We live our lives in a thin slice of air near the ground, but our fates are braided into much higher currents. This winter, those currents are shifting—suddenly, powerfully, and in ways that will ripple through our maps and memories. The polar vortex is about to falter. The sky is about to tell a louder story. The question now is how carefully we listen, and how wisely we respond.
Frequently Asked Questions
What exactly is the polar vortex?
The polar vortex is a large-scale circulation of strong westerly winds high in the stratosphere over the Arctic (and a similar one over Antarctica). It forms every winter when polar regions grow much colder than lower latitudes. When it’s strong, it tends to keep Arctic air locked near the pole.

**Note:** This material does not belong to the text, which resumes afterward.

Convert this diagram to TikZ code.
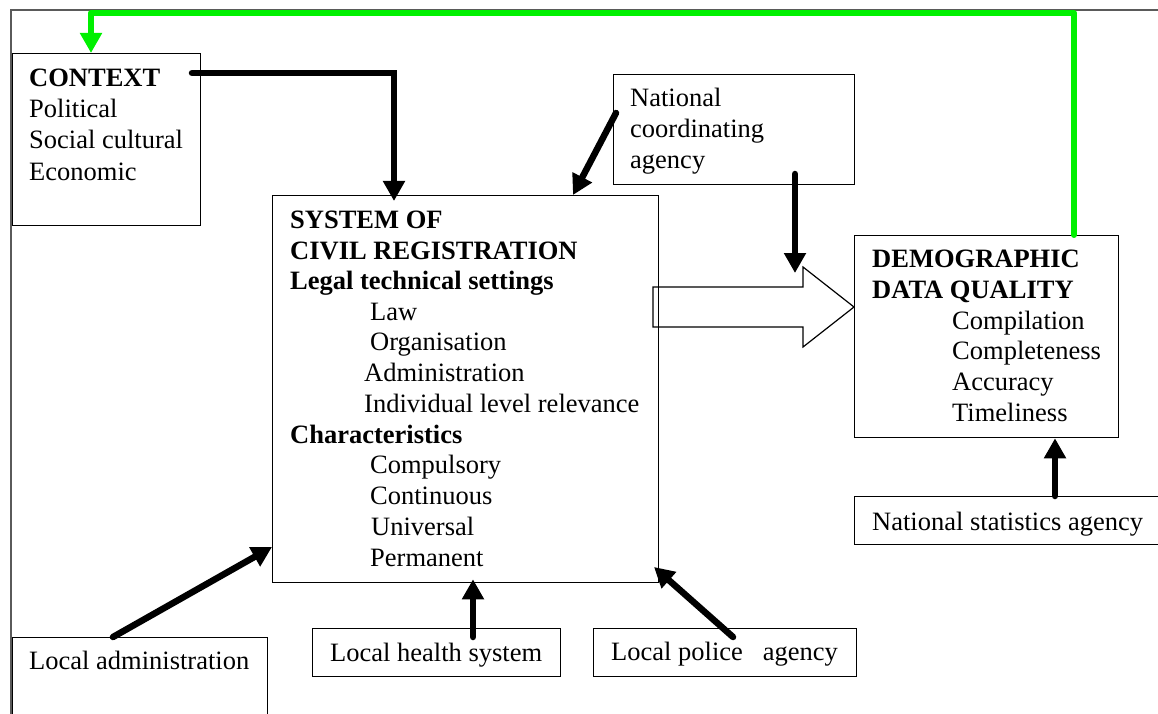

What is a sudden stratospheric warming (SSW)?
A sudden stratospheric warming is a rapid rise in temperatures in the polar stratosphere, often by 30–50°C over a few days, accompanied by a weakening or reversal of the usual westerly winds. This disruption often weakens or splits the polar vortex and can impact weather patterns weeks later.
Does a polar vortex disruption always mean extreme cold where I live?
No. A strong disruption increases the chances of unusual or extreme patterns, including severe cold in some regions, but not everywhere. Some areas may experience milder conditions, storms, or dry, stagnant weather instead. The exact outcome depends on how the jet stream rearranges.
How long after an SSW do we feel the effects at the surface?
Typically, it takes about 1–3 weeks for the impacts to propagate downward from the stratosphere to the troposphere, where our day-to-day weather happens. The resulting patterns can then persist for several weeks.
Is climate change causing more polar vortex disruptions?
Scientists are actively researching this. Some studies suggest that a warming Arctic and changing snow and ice patterns may be linked to more frequent or intense disruptions, while others highlight large natural variability and uncertainty. What’s clear is that these events now unfold in a warmer, altered background climate.
How can I prepare for potential impacts from this event?
Stay informed through local forecasts in the coming weeks, as they will reflect any developing extreme patterns. Make sure your home is ready for possible severe winter weather: check heating systems, winterize vehicles, prepare basic supplies, and look out for vulnerable people in your community.
Why is this particular January disruption considered so unusual?
The projected magnitude of warming and wind reversal in the polar stratosphere is near the upper end of what has been observed in January. January is typically when the vortex is strongest, so a disruption of this intensity at this time of year stands out in the historical record.